======== COLLECTED DATA ========

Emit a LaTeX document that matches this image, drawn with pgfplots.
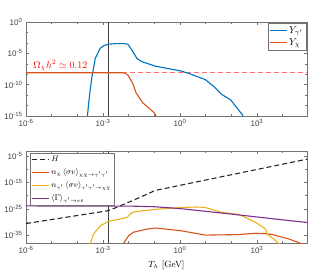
\documentclass[border=0pt]{standalone}
\usepackage{fontspec}
\setsansfont{Liberation Sans}
\usepackage{pgfplots}
\pgfplotsset{compat=1.18}
\definecolor{mblue}{rgb}{0,0.447,0.741}
\definecolor{morange}{rgb}{0.85,0.325,0.098}
\definecolor{myellow}{rgb}{0.929,0.694,0.125}
\definecolor{mpurple}{rgb}{0.494,0.184,0.556}
\newcommand{\tl}[1]{\textsf{10\textsuperscript{#1}}}
\pgfplotsset{mstyle/.style={
  scale only axis, width=281pt,
  xmin=1e-6, xmax=8.91e4,
  axis line style={black!55, line width=0.5pt},
  every tick/.style={black!55, line width=0.4pt},
  major tick length=3pt, minor tick length=1.8pt,
  tick align=inside,
  xtick={1e-6,1e-3,1,1e3}, xticklabels={\tl{-6},\tl{-3},\tl{0},\tl{3}},
  minor xtick={1e-5,1e-4,1e-2,1e-1,10,100,1e4},
  tick label style={font=\fontsize{8}{9}\selectfont, text=black!75},
  legend cell align=left,
  legend style={draw=black!55, line width=0.4pt, fill=white, inner sep=1pt},
}}
\begin{document}
\begin{tikzpicture}
\useasboundingbox (0,0) rectangle (310pt,275pt);
% ---------------- top panel
\begin{axis}[xmode=log, ymode=log, log basis x=10, log basis y=10, mstyle,
  at={(26pt,159pt)}, anchor=south west, height=94pt,
  ymin=1e-15, ymax=1,
  ytick={1e-15,1e-10,1e-5,1}, yticklabels={\tl{-15},\tl{-10},\tl{-5},\tl{0}},
  minor ytick={2.154e-2,4.64e-4,2.154e-7,4.64e-9,2.154e-12,4.64e-14},
  legend style={at={(1,1)}, anchor=north east, xshift=-1pt, yshift=-1pt, font=\normalsize}]
\addplot[red!55, dash pattern=on 5pt off 3pt, line width=0.8pt, forget plot] coordinates {(1e-6,7.94e-9) (8.91e4,7.94e-9)};
\addplot[black!75, line width=0.8pt, forget plot] coordinates {(1.62e-3,1e-15) (1.62e-3,1)};
\addplot[mblue, line width=1.1pt] coordinates {
(2.40e-4,3.16e-16) (2.95e-4,1.26e-12) (3.72e-4,2.0e-9) (5.01e-4,1.58e-6) (7.76e-4,6.31e-5)
(1.12e-3,1.78e-4) (1.62e-3,2.82e-4) (3.16e-3,3.55e-4) (6.31e-3,3.63e-4) (9.33e-3,2.82e-4)
(1.35e-2,3.16e-5) (2.09e-2,1.58e-6) (3.16e-2,5.01e-7) (5.13e-2,2.51e-7) (0.110,8.91e-8)
(1.047,1.58e-8) (2.19,6.31e-9) (9.77,6.31e-10) (20.9,5.01e-11) (43.7,2.51e-12)
(93.3,3.98e-13) (269,1.58e-15) (295,6.31e-16)};
\addlegendentry{$Y_{\gamma'}$}
\addplot[morange, line width=1.1pt] coordinates {
(1e-6,7.94e-9) (6.31e-3,7.94e-9) (9.33e-3,3.55e-9) (1.45e-2,1.58e-10) (1.95e-2,5.01e-12)
(3.55e-2,1.26e-13) (0.1,3.16e-15) (0.126,5.01e-16)};
\addlegendentry{$Y_\chi$}
\node[red, anchor=base west, inner sep=0pt, font=\normalsize] at (axis cs:1.9e-6,4e-8) {$\Omega_\chi h^2\simeq 0.12$};
\end{axis}
% ---------------- bottom panel
\begin{axis}[xmode=log, ymode=log, log basis x=10, log basis y=10, mstyle,
  at={(26pt,32pt)}, anchor=south west, height=92pt,
  ymin=1e-38, ymax=1e-3,
  ytick={1e-35,1e-25,1e-15,1e-5}, yticklabels={\tl{-35},\tl{-25},\tl{-15},\tl{-5}},
  minor ytick={1e-30,1e-20,1e-10},
  xlabel={$T_h$ [GeV]}, xlabel style={font=\small},
  legend style={at={(0,1)}, anchor=north west, xshift=4pt, yshift=-2pt,
    font=\fontsize{7.6}{8.5}\selectfont, row sep=1.5pt}]
\addplot[black!75, line width=0.8pt, forget plot] coordinates {(1.62e-3,1e-38) (1.62e-3,1e-3)};
\addplot[black!85, dash pattern=on 5pt off 3pt, line width=1.1pt] coordinates {
(1e-6,2.51e-31) (1.62e-3,2.0e-26) (4.68e-3,1.26e-24) (2.51e-2,1.58e-21) (0.1096,1e-18) (8.91e4,7.94e-7)};
\addlegendentry{$H$}
\addplot[morange, line width=1.1pt] coordinates {
(6.03e-3,3.16e-39) (1e-2,6.31e-36) (1.55e-2,1.26e-34) (5.13e-2,2.0e-33) (0.1096,5.01e-33)
(1.047,5.01e-34) (9.77,1e-35) (195,1.58e-35) (891,5.01e-35) (1995,3.98e-35) (3981,1.58e-35)
(17783,3.16e-37) (63096,3.16e-39)};
\addlegendentry{$n_\chi\,\langle\sigma v\rangle_{\chi\bar\chi\to\gamma'\gamma'}$}
\addplot[myellow, line width=1.1pt] coordinates {
(3.16e-4,3.16e-39) (4.27e-4,2.51e-35) (7.76e-4,3.16e-32) (1.62e-3,1.58e-30) (8.51e-3,5.01e-29)
(1.35e-2,3.98e-27) (2.09e-2,1e-26) (0.1096,6.31e-26) (1.047,3.16e-25) (4.68,5.01e-25)
(9.77,3.16e-25) (43.7,3.98e-27) (195,7.94e-28) (891,6.31e-31) (2188,2.0e-33) (2512,2.51e-35)
(4571,3.16e-37) (7586,3.16e-39)};
\addlegendentry{$n_{\gamma'}\,\langle\sigma v\rangle_{\gamma'\gamma'\to\chi\bar\chi}$}
\addplot[mpurple, line width=1.1pt] coordinates {
(1e-6,1.26e-24) (1e-2,1.12e-24) (0.1,6.31e-25) (1,1.26e-25) (10,1.12e-26) (100,1e-27)
(1000,7.94e-29) (1e4,6.31e-30) (8.91e4,6.31e-31)};
\addlegendentry{$\langle\Gamma\rangle_{\gamma'\to e\bar e}$}
\end{axis}
\end{tikzpicture}
\end{document}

========

** STATED TASK **
All of the lines above should be retyped precisely, apart from the pictures.

** SOLUTION TO THIS EXERCISE **
Emit a LaTeX document that matches this image, drawn with pgfplots.
\documentclass[border=0pt]{standalone}
\usepackage{fontspec}
\setsansfont{Liberation Sans}
\usepackage{pgfplots}
\pgfplotsset{compat=1.18}
\definecolor{mblue}{rgb}{0,0.447,0.741}
\definecolor{morange}{rgb}{0.85,0.325,0.098}
\definecolor{myellow}{rgb}{0.929,0.694,0.125}
\definecolor{mpurple}{rgb}{0.494,0.184,0.556}
\newcommand{\tl}[1]{\textsf{10\textsuperscript{#1}}}
\pgfplotsset{mstyle/.style={
  scale only axis, width=281pt,
  xmin=1e-6, xmax=8.91e4,
  axis line style={black!55, line width=0.5pt},
  every tick/.style={black!55, line width=0.4pt},
  major tick length=3pt, minor tick length=1.8pt,
  tick align=inside,
  xtick={1e-6,1e-3,1,1e3}, xticklabels={\tl{-6},\tl{-3},\tl{0},\tl{3}},
  minor xtick={1e-5,1e-4,1e-2,1e-1,10,100,1e4},
  tick label style={font=\fontsize{8}{9}\selectfont, text=black!75},
  legend cell align=left,
  legend style={draw=black!55, line width=0.4pt, fill=white, inner sep=1pt},
}}
\begin{document}
\begin{tikzpicture}
\useasboundingbox (0,0) rectangle (310pt,275pt);
% ---------------- top panel
\begin{axis}[xmode=log, ymode=log, log basis x=10, log basis y=10, mstyle,
  at={(26pt,159pt)}, anchor=south west, height=94pt,
  ymin=1e-15, ymax=1,
  ytick={1e-15,1e-10,1e-5,1}, yticklabels={\tl{-15},\tl{-10},\tl{-5},\tl{0}},
  minor ytick={2.154e-2,4.64e-4,2.154e-7,4.64e-9,2.154e-12,4.64e-14},
  legend style={at={(1,1)}, anchor=north east, xshift=-1pt, yshift=-1pt, font=\normalsize}]
\addplot[red!55, dash pattern=on 5pt off 3pt, line width=0.8pt, forget plot] coordinates {(1e-6,7.94e-9) (8.91e4,7.94e-9)};
\addplot[black!75, line width=0.8pt, forget plot] coordinates {(1.62e-3,1e-15) (1.62e-3,1)};
\addplot[mblue, line width=1.1pt] coordinates {
(2.40e-4,3.16e-16) (2.95e-4,1.26e-12) (3.72e-4,2.0e-9) (5.01e-4,1.58e-6) (7.76e-4,6.31e-5)
(1.12e-3,1.78e-4) (1.62e-3,2.82e-4) (3.16e-3,3.55e-4) (6.31e-3,3.63e-4) (9.33e-3,2.82e-4)
(1.35e-2,3.16e-5) (2.09e-2,1.58e-6) (3.16e-2,5.01e-7) (5.13e-2,2.51e-7) (0.110,8.91e-8)
(1.047,1.58e-8) (2.19,6.31e-9) (9.77,6.31e-10) (20.9,5.01e-11) (43.7,2.51e-12)
(93.3,3.98e-13) (269,1.58e-15) (295,6.31e-16)};
\addlegendentry{$Y_{\gamma'}$}
\addplot[morange, line width=1.1pt] coordinates {
(1e-6,7.94e-9) (6.31e-3,7.94e-9) (9.33e-3,3.55e-9) (1.45e-2,1.58e-10) (1.95e-2,5.01e-12)
(3.55e-2,1.26e-13) (0.1,3.16e-15) (0.126,5.01e-16)};
\addlegendentry{$Y_\chi$}
\node[red, anchor=base west, inner sep=0pt, font=\normalsize] at (axis cs:1.9e-6,4e-8) {$\Omega_\chi h^2\simeq 0.12$};
\end{axis}
% ---------------- bottom panel
\begin{axis}[xmode=log, ymode=log, log basis x=10, log basis y=10, mstyle,
  at={(26pt,32pt)}, anchor=south west, height=92pt,
  ymin=1e-38, ymax=1e-3,
  ytick={1e-35,1e-25,1e-15,1e-5}, yticklabels={\tl{-35},\tl{-25},\tl{-15},\tl{-5}},
  minor ytick={1e-30,1e-20,1e-10},
  xlabel={$T_h$ [GeV]}, xlabel style={font=\small},
  legend style={at={(0,1)}, anchor=north west, xshift=4pt, yshift=-2pt,
    font=\fontsize{7.6}{8.5}\selectfont, row sep=1.5pt}]
\addplot[black!75, line width=0.8pt, forget plot] coordinates {(1.62e-3,1e-38) (1.62e-3,1e-3)};
\addplot[black!85, dash pattern=on 5pt off 3pt, line width=1.1pt] coordinates {
(1e-6,2.51e-31) (1.62e-3,2.0e-26) (4.68e-3,1.26e-24) (2.51e-2,1.58e-21) (0.1096,1e-18) (8.91e4,7.94e-7)};
\addlegendentry{$H$}
\addplot[morange, line width=1.1pt] coordinates {
(6.03e-3,3.16e-39) (1e-2,6.31e-36) (1.55e-2,1.26e-34) (5.13e-2,2.0e-33) (0.1096,5.01e-33)
(1.047,5.01e-34) (9.77,1e-35) (195,1.58e-35) (891,5.01e-35) (1995,3.98e-35) (3981,1.58e-35)
(17783,3.16e-37) (63096,3.16e-39)};
\addlegendentry{$n_\chi\,\langle\sigma v\rangle_{\chi\bar\chi\to\gamma'\gamma'}$}
\addplot[myellow, line width=1.1pt] coordinates {
(3.16e-4,3.16e-39) (4.27e-4,2.51e-35) (7.76e-4,3.16e-32) (1.62e-3,1.58e-30) (8.51e-3,5.01e-29)
(1.35e-2,3.98e-27) (2.09e-2,1e-26) (0.1096,6.31e-26) (1.047,3.16e-25) (4.68,5.01e-25)
(9.77,3.16e-25) (43.7,3.98e-27) (195,7.94e-28) (891,6.31e-31) (2188,2.0e-33) (2512,2.51e-35)
(4571,3.16e-37) (7586,3.16e-39)};
\addlegendentry{$n_{\gamma'}\,\langle\sigma v\rangle_{\gamma'\gamma'\to\chi\bar\chi}$}
\addplot[mpurple, line width=1.1pt] coordinates {
(1e-6,1.26e-24) (1e-2,1.12e-24) (0.1,6.31e-25) (1,1.26e-25) (10,1.12e-26) (100,1e-27)
(1000,7.94e-29) (1e4,6.31e-30) (8.91e4,6.31e-31)};
\addlegendentry{$\langle\Gamma\rangle_{\gamma'\to e\bar e}$}
\end{axis}
\end{tikzpicture}
\end{document}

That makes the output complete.